Pedro Almodóvar é um diretor de cinema à medida de sua época. Seria um exagero pedir mais a quem oferece tanto ao espectador.
Seu novo filme, "Carne Trêmula", que estréia hoje, é um espetáculo luxuriante, polifônico, que deixa muita gente aturdida e tomada por emoções sem diagnóstico (antigas? atuais? vulgares? superiores?). Nunca se sabe direito com quais de nossos sentimentos Almodóvar está lidando.
No conjunto, o filme é quase uma parábola, a partir das agruras amorosas de um jovem da periferia de Madri, cuja história tem um prólogo extraordinário e um epílogo otimista e conciliatório. A parábola diz respeito ao fim do franquismo na Espanha e à liberdade reencontrada no país, mas também fala da paralisia dos ricos e do desespero dos pobres. "Carne Trêmula" é um Almodóvar tacitamente político.
No prólogo, uma mulher dá à luz dentro de um ônibus em uma noite vazia de janeiro de 1970.
Feliz com esta prova de eficiência do serviço público de circulação, a burocracia franquista decadente homenageia o bebê e a mãe -que é prostituta- com um passe livre de ônibus para toda a vida.
Vinte anos depois, o menino virou um rapagão e trabalha na Pizza Hut -como motoboy. Muita coisa parece ter mudado na Espanha, mas o benefício da prefeitura mantém sua validade.
O passe vai levar o rapaz ao encontro de uma garota rica que o rejeita, vai permitir que ele fique vagando de lotação pela cidade, vai trazê-lo de volta ao apartamento da moça, onde o acaso por fim tramou uma armadilha trágica.
O motoboy não é nada na vida, mas acabará tornando-se o catalisador do destino de quatro personagens, que estão em melhor situação social.
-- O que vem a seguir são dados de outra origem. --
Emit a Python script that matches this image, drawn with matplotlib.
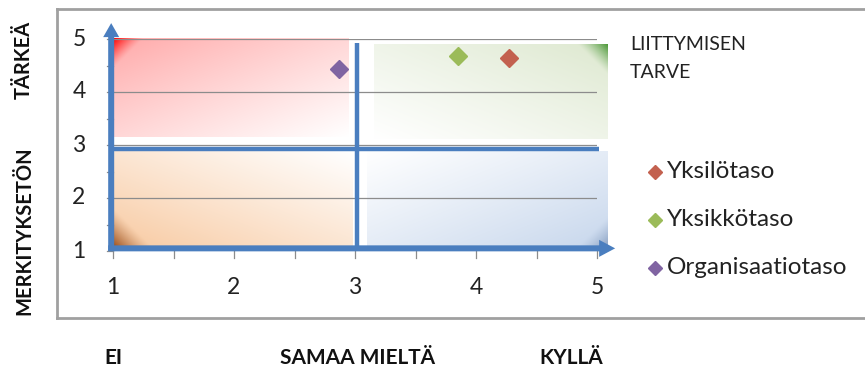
import numpy as np
import matplotlib
matplotlib.use("Agg")
import matplotlib.pyplot as plt
from matplotlib.patches import FancyArrow

# Survey results: agreement (x) vs. importance (y)
series_names = ["Yksilötaso", "Yksikkötaso", "Organisaatiotaso"]
x_values = [4.27, 3.85, 2.87]
y_values = [4.65, 4.67, 4.43]
series_colors = ["#c3614f", "#9bbb59", "#8064a2"]

x_ticks = [1, 2, 3, 4, 5]
y_ticks = [1, 2, 3, 4, 5]

plt.rcParams["font.family"] = ["Lato", "DejaVu Sans"]

W, H = 865, 371
fig = plt.figure(figsize=(W / 100, H / 100), dpi=100)

# chart frame (open on the right)
frame = fig.add_axes([0, 0, 1, 1], zorder=-5)
frame.set_xlim(0, W)
frame.set_ylim(H, 0)
frame.axis("off")
frame.plot([57, W + 5], [9, 9], color="#a0a0a0", lw=2)
frame.plot([57, W + 5], [318, 318], color="#a0a0a0", lw=2)
frame.plot([57, 57], [9, 318], color="#a0a0a0", lw=2)

ax = fig.add_axes([113 / W, 1 - 251 / H, 484 / W, 212 / H])
ax.set_xlim(1, 5)
ax.set_ylim(1, 5)
ax.axis("off")

px_x = 121.0  # pixels per x unit
px_y = 53.0   # pixels per y unit


def quadrant(x0, x1, y0, y1, corner, pale, strong, corner_len=30):
    """Gradient fill, strongest at the given corner, fading to white."""
    nx, ny = 200, 100
    u = np.linspace(0, 1, nx)[None, :]
    v = np.linspace(0, 1, ny)[:, None]  # 0 = bottom
    cu = u if corner[0] == "l" else 1 - u
    cv = v if corner[1] == "b" else 1 - v
    d = (cu + cv) / 2.0
    wpx = (x1 - x0) * px_x
    hpx = (y1 - y0) * px_y
    dpx = cu * wpx + cv * hpx
    pale = np.array(matplotlib.colors.to_rgb(pale))
    strong = np.array(matplotlib.colors.to_rgb(strong))
    t = np.clip(d, 0, 1)[..., None] ** 0.9
    img = pale * (1 - t) + np.ones(3) * t
    wc = np.clip(1 - dpx / corner_len, 0, 1)[..., None] ** 1.3
    img = img * (1 - wc) + strong * wc
    ax.imshow(img, extent=[x0, x1, y0, y1], origin="lower", aspect="auto",
              interpolation="bilinear", zorder=0, clip_on=False)


quadrant(1.0, 2.95, 3.15, 5.0, ("l", "t"), "#ffa8a8", "#ff0000", 30)
quadrant(3.16, 5.09, 3.11, 4.89, ("r", "t"), "#dde8cf", "#4f9a3c", 30)
quadrant(1.0, 2.98, 1.1, 2.89, ("l", "b"), "#f8c9a0", "#9e5523", 38)
quadrant(3.10, 5.09, 1.08, 2.89, ("r", "b"), "#c6d6ec", "#8ca3c4", 30)
ax.set_xlim(1, 5)
ax.set_ylim(1, 5)

# horizontal gridlines
for yv in y_ticks[1:]:
    ax.plot([1, 5], [yv, yv], color="#8c8c8c", lw=0.9, zorder=1)

# tick marks
for xv in np.arange(1, 5.01, 0.5):
    ax.plot([xv, xv], [1, 1 - 7 / px_y], color="#8c8c8c", lw=0.9,
            zorder=1, clip_on=False)
for yv in np.arange(1, 5.01, 0.5):
    ax.plot([1, 1 - 6 / px_x], [yv, yv], color="#8c8c8c", lw=0.9,
            zorder=1, clip_on=False)

blue = "#4a7ebf"
# main axes arrows
ax.add_patch(FancyArrow(0.985, 1.0, 0, 4.3, width=6 / px_x,
                        head_width=16 / px_x, head_length=14 / px_y,
                        length_includes_head=True, color=blue, lw=0,
                        zorder=3, clip_on=False))
ax.add_patch(FancyArrow(0.96, 1.05, 4.19, 0, width=6 / px_y,
                        head_width=17 / px_y, head_length=16 / px_x,
                        length_includes_head=True, color=blue, lw=0,
                        zorder=3, clip_on=False))
# quadrant dividers
ax.plot([3.02, 3.02], [1.05, 4.93], color=blue, lw=3.2, zorder=3,
        solid_capstyle="butt", clip_on=False)
ax.plot([0.985, 5.02], [2.92, 2.92], color=blue, lw=3.2, zorder=3,
        solid_capstyle="butt", clip_on=False)

# data points
for xv, yv, c in zip(x_values, y_values, series_colors):
    ax.plot(xv, yv, marker="D", ms=9.5, color=c, mec=c, zorder=5,
            clip_on=False)

# tick labels
for xv in x_ticks:
    ax.text(xv, 1 - 36 / px_y, str(xv), ha="center", va="center",
            fontsize=16.5, color="#222222", clip_on=False)
for yv in y_ticks:
    ax.text(1 - 34 / px_x, yv, str(yv), ha="center", va="center",
            fontsize=16.5, color="#222222", clip_on=False)

# captions and legend in pixel coords
frame.text(630, 44, "LIITTYMISEN", fontsize=14, va="center", ha="left",
           color="#222222")
frame.text(630, 73, "TARVE", fontsize=14, va="center", ha="left",
           color="#222222")

leg_y = [172, 220, 268]
for name, c, yy in zip(series_names, series_colors, leg_y):
    frame.plot(655, yy, marker="D", ms=7.5, color=c, mec=c)
    frame.text(667, yy, name, fontsize=17.5, va="center", ha="left",
               color="#222222")

frame.text(24, 60, "TÄRKEÄ", rotation=90, fontsize=14.5, fontweight="bold",
           ha="center", va="center", color="#111111")
frame.text(24, 231, "MERKITYKSETÖN", rotation=90, fontsize=14.5,
           fontweight="bold", ha="center", va="center", color="#111111")
frame.text(113, 358, "EI", fontsize=15, fontweight="bold", ha="center",
           va="center", color="#111111")
frame.text(358, 358, "SAMAA MIELTÄ", fontsize=15, fontweight="bold",
           ha="center", va="center", color="#111111")
frame.text(571, 358, "KYLLÄ", fontsize=15, fontweight="bold", ha="center",
           va="center", color="#111111")

fig.savefig("out.png", dpi=100, facecolor="white")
Suas histórias passarão assim a se entrecruzar, coincidir, colidir, como se todos estivessem ligados uns aos outros não por obra do mundo, mas dos astros.
É o mundo, porém, o que interessa a Almodóvar. Quanto mais o diretor "fecha" o círculo de relações, mais preciso se torna o seu observatório de sentimentos e conflitos. Aonde ele quer chegar? Se o espectador não entender que Almodóvar filma aqui processos psicológicos inteiros, mas sempre associados a um drama social de grande escala, só lhe restará lágrimas.
"Carne Trêmula" fala de um tempo "em que se perdeu o medo na Espanha" e as pessoas voltaram a circular pelas ruas, a abrir as janelas e a enfrentar as sobras interiores do franquismo.
Sobras que foram cristalizando em ressentimentos, culpas e terrores cotidianos, responsáveis por impedir a livre circulação dos afetos, o reconhecimento do outro.
Aquele rapaz da periferia, fruto metafórico da "libertação" da Espanha, é quem irá lançar todos no desassossego. Por não pertencer a lugar nenhum, por vir das bordas do mundo, ele é o elemento capaz de "circular" livremente entre estruturas rígidas, a fim de desestabilizá-las e promover o encontro de cada um dos personagens do passado com sua tragédia.
Com extrema maestria, Almodóvar conseguiu reunir neste filme o quadro social e a observação íntima, a crítica e a confidência, a urgência de um mundo novo e os pesadelos do antigo, o apelo concreto da história e a lei transformadora do desejo. Talvez não seja o seu melhor filme, mas é o que mais nos diz respeito.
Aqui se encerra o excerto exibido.